Extracted data entries
☆ ☆ ☆

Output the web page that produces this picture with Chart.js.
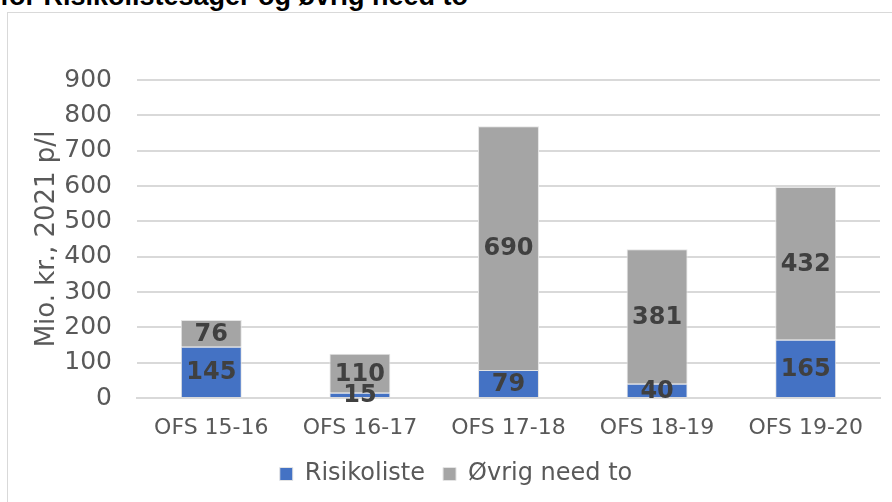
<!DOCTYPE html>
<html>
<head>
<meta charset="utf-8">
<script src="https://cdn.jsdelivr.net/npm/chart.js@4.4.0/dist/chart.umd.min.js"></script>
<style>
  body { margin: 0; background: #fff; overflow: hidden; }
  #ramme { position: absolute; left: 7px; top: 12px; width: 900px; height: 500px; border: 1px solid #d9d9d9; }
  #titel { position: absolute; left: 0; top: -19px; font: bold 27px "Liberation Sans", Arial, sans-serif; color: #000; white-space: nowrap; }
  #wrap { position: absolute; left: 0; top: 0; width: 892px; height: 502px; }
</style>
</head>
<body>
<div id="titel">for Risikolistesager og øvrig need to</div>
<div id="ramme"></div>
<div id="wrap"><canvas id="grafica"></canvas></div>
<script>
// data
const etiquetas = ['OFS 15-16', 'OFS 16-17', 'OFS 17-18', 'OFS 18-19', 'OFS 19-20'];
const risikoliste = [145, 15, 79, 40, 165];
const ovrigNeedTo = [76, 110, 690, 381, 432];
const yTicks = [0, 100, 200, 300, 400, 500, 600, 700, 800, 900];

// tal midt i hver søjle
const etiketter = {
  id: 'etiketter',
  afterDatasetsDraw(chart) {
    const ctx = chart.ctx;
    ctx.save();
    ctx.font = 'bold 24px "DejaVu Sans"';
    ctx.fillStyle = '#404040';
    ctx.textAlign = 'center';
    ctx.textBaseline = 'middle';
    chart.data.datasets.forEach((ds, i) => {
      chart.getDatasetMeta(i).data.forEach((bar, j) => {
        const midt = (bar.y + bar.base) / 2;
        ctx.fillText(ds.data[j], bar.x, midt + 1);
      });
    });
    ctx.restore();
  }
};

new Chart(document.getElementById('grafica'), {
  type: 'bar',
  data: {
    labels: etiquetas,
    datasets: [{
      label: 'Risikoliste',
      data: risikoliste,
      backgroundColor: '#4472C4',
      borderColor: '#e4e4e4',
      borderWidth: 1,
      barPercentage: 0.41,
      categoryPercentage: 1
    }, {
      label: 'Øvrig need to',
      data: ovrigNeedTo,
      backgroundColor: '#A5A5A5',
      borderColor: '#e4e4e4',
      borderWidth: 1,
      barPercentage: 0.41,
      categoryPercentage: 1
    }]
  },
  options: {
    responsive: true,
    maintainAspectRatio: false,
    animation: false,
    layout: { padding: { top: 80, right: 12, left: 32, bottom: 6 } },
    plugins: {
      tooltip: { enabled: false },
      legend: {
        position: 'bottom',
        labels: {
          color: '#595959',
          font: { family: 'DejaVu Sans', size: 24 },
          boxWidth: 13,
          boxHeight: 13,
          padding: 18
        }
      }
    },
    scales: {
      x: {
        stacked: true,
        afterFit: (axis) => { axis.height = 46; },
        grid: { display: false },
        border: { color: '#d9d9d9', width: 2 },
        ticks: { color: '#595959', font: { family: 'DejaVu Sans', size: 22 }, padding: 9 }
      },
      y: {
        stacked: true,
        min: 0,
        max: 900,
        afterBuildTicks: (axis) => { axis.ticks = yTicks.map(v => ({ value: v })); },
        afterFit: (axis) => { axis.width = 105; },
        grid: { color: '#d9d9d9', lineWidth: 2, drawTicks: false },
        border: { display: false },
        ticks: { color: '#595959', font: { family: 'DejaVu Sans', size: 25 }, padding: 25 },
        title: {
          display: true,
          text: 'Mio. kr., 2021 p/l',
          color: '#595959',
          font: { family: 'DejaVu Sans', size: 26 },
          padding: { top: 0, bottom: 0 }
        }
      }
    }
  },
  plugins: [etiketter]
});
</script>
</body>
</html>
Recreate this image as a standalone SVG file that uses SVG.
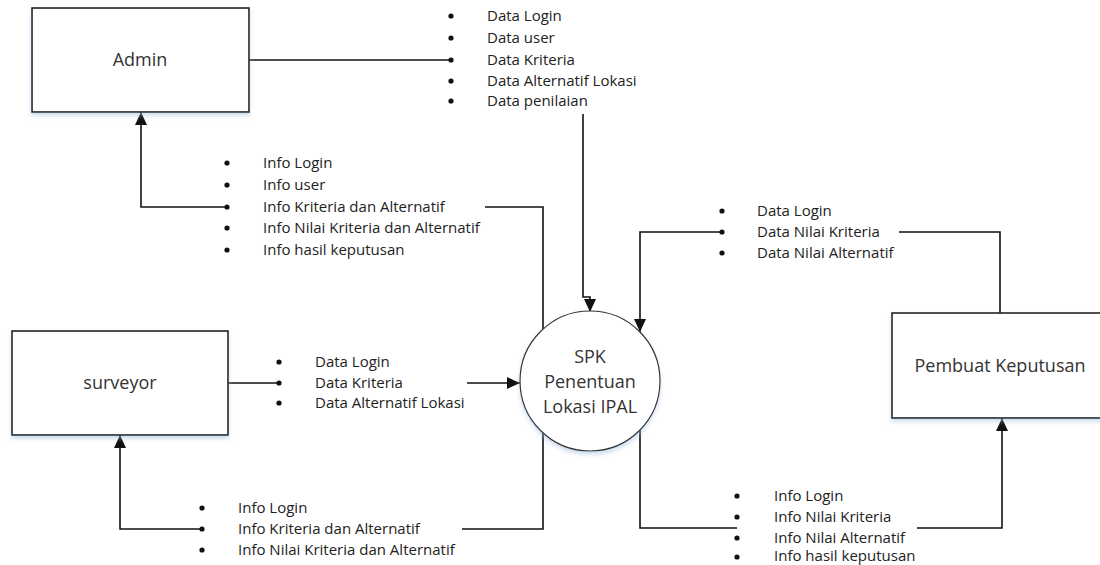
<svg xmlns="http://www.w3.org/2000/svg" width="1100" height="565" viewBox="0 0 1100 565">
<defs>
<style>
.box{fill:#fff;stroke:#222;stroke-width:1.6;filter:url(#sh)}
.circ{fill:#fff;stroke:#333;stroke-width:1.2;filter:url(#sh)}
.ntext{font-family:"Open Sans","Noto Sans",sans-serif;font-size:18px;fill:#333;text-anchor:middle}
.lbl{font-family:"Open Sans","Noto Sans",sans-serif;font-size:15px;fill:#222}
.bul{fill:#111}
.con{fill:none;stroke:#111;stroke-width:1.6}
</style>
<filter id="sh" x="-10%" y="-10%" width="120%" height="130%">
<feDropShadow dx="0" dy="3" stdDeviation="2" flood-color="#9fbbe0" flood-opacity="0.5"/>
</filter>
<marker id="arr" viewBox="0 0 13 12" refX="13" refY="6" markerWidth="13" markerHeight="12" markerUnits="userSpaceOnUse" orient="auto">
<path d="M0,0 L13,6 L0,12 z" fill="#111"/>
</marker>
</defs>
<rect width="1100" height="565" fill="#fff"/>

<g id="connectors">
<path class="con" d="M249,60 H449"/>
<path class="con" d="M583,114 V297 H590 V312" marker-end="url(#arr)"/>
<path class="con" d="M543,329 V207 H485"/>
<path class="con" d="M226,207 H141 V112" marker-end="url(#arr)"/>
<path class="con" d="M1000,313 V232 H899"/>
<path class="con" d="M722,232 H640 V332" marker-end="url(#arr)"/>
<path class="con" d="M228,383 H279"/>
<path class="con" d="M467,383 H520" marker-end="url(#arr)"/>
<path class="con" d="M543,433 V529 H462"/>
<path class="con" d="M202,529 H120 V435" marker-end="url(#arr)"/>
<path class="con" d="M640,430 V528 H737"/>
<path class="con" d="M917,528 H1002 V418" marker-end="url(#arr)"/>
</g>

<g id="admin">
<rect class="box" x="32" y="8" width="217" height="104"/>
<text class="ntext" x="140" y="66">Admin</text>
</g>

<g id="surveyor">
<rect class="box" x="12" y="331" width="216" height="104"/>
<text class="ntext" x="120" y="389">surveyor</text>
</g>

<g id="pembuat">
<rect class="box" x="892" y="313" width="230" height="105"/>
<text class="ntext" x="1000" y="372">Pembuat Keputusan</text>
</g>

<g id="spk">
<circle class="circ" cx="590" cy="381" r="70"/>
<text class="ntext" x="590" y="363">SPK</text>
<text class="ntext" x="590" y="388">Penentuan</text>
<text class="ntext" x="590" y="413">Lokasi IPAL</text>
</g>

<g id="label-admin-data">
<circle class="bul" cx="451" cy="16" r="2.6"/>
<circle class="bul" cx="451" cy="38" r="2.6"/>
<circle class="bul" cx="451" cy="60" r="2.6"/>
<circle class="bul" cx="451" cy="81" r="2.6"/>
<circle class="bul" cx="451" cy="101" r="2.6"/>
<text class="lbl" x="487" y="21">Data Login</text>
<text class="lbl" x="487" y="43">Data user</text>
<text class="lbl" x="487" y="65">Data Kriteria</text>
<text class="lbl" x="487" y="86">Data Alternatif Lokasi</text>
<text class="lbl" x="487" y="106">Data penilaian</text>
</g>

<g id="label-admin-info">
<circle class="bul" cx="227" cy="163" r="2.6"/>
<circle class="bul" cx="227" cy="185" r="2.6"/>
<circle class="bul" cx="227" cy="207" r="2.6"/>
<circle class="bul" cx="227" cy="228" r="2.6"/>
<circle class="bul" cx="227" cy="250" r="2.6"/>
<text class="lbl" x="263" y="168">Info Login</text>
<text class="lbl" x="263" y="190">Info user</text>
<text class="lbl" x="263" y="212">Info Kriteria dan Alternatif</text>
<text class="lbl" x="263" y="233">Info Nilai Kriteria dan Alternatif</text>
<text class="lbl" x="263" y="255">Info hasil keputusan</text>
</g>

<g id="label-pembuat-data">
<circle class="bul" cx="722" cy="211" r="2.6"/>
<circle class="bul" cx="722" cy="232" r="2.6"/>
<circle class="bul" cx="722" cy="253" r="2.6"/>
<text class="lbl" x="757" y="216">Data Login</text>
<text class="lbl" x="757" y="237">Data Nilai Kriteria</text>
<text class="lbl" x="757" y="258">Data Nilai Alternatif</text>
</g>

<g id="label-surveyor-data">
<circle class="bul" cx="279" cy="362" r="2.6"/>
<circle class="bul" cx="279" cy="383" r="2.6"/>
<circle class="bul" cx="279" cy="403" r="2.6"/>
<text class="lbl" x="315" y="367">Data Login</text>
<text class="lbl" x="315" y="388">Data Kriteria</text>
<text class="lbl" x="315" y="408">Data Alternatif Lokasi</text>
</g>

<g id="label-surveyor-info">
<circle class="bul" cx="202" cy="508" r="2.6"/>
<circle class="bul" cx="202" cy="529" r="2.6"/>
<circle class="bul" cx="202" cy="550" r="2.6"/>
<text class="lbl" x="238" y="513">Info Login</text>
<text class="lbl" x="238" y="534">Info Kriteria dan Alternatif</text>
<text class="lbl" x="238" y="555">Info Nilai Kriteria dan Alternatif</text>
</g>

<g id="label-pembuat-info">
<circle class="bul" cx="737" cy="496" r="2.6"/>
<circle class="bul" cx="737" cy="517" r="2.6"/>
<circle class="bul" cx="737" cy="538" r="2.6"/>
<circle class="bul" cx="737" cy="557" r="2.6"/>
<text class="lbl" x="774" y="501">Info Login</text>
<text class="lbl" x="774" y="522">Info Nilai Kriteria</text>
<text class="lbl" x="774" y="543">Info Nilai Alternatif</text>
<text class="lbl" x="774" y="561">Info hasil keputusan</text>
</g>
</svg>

☆ ☆ ☆

State how many lines above include the word "this", and nothing more.

▶ Finished answer: 2